Los Angeles police Chief Charlie Beck said Tuesday that his department is gearing up for demonstrations when a Missouri grand jury announces whether to indict a police officer in the controversial shooting of a black teenager.
Police departments nationwide are bracing for the grand jury's decision — expected by the end of the month — in the killing of Michael Brown by a white police officer. The August shooting in Ferguson, Mo., sparked protests nationwide along with criticism of police.
Beck told the city's Police Commission that his department is "working very closely" with authorities in Missouri and hoped to get "some advance notice of the decision and the announcement."
"This is an issue that we're all concerned with," he said.
The LAPD has also stepped up community outreach in anticipation of the decision, Beck said, and is prepared to deploy extra patrols when it comes.
"We will facilitate lawful demonstrations, just as we always do," he told reporters after the meeting. "But we will not, and cannot, condone violence or vandalism. We want to help people to express their opinions, but we want them to do it lawfully."
Beck stressed his hope that the outreach efforts would help quell potential violence in Los Angeles.
"I believe that the relationships with the Los Angeles Police Department and the communities that are most concerned is very strong," the chief said.
Some community leaders in South Los Angeles have met with the LAPD to discuss their concerns.
Los Angeles is no stranger to police-related protests.

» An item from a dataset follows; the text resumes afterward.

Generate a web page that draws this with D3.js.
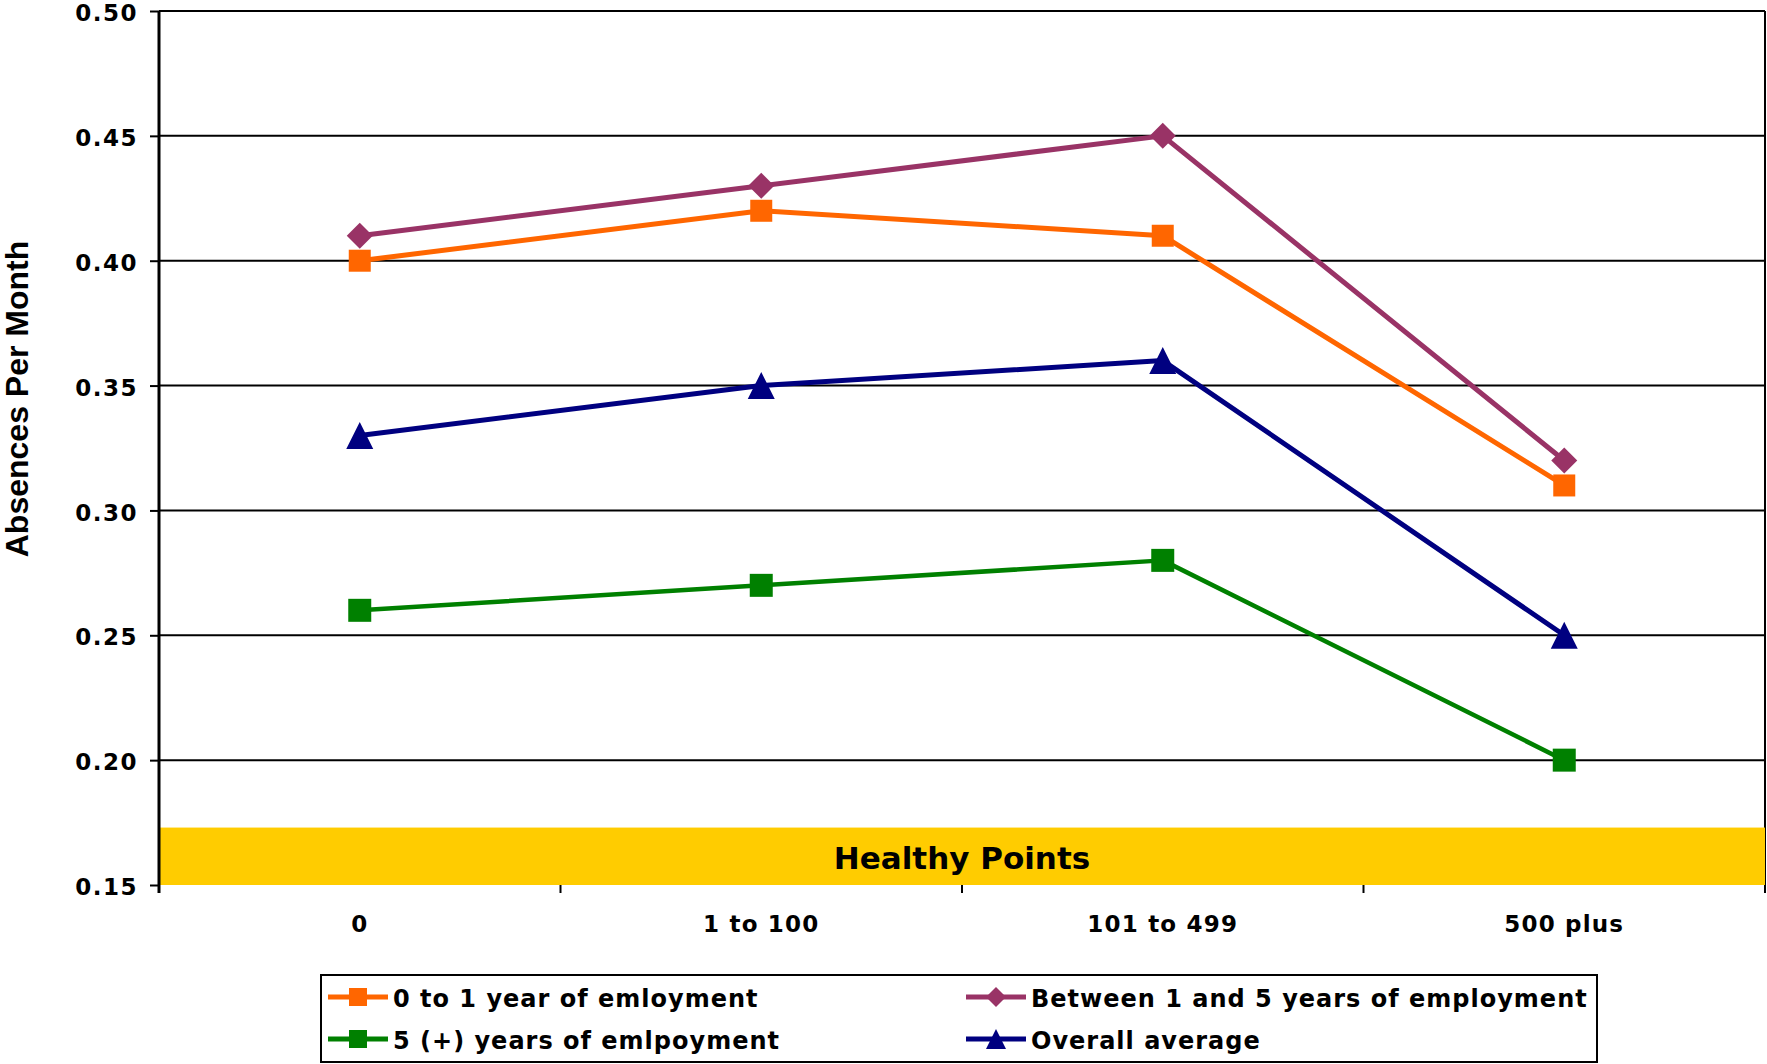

Comparisons have been made between the tensions in Ferguson with those that led to the 1992 L.A. riots, sparked after four LAPD officers were acquitted in the beating of black motorist Rodney G. King.
A police shooting in South Los Angeles in the days after Brown's death exposed lingering frustrations the community has with the LAPD. Many residents expressed anger over the killing of Ezell Ford Jr., a mentally ill 25-year-old man who was shot and killed by two officers.
"I don't think you can separate the two," said Earl Ofari Hutchinson, president of the Los Angeles Urban Policy Roundtable.
Hutchinson said he and other community leaders have assembled a plan should the grand jury decide not to indict Officer Darren Wilson. Civilians will be on hand to monitor any protests in the Crenshaw district, and residents will be encouraged to sign a nationwide petition calling for federal civil rights charges.
The goal, Hutchinson said, is to channel any anger into action and avoid the vandalism parts of South Los Angeles saw in 2013 after a Florida jury acquitted a man in the death of Trayvon Martin.
"Many people are already thinking nothing's going to happen," Hutchinson said of the grand jury examining the Brown shooting. "When I'm hearing that level of concern, when I'm feeling that level of frustration, I have to take that seriously."
Pastor J. Edgar Boyd of the First AME Church echoed the calls for a peaceful response to the grand jury decision. He acknowledged that actions in Missouri — such as the decision to deploy the National Guard — could escalate tensions elsewhere.
"It's not about violence," Boyd said. "We do not need further bloodshed. We do not need violence. We need constraint, calm and peaceful participation."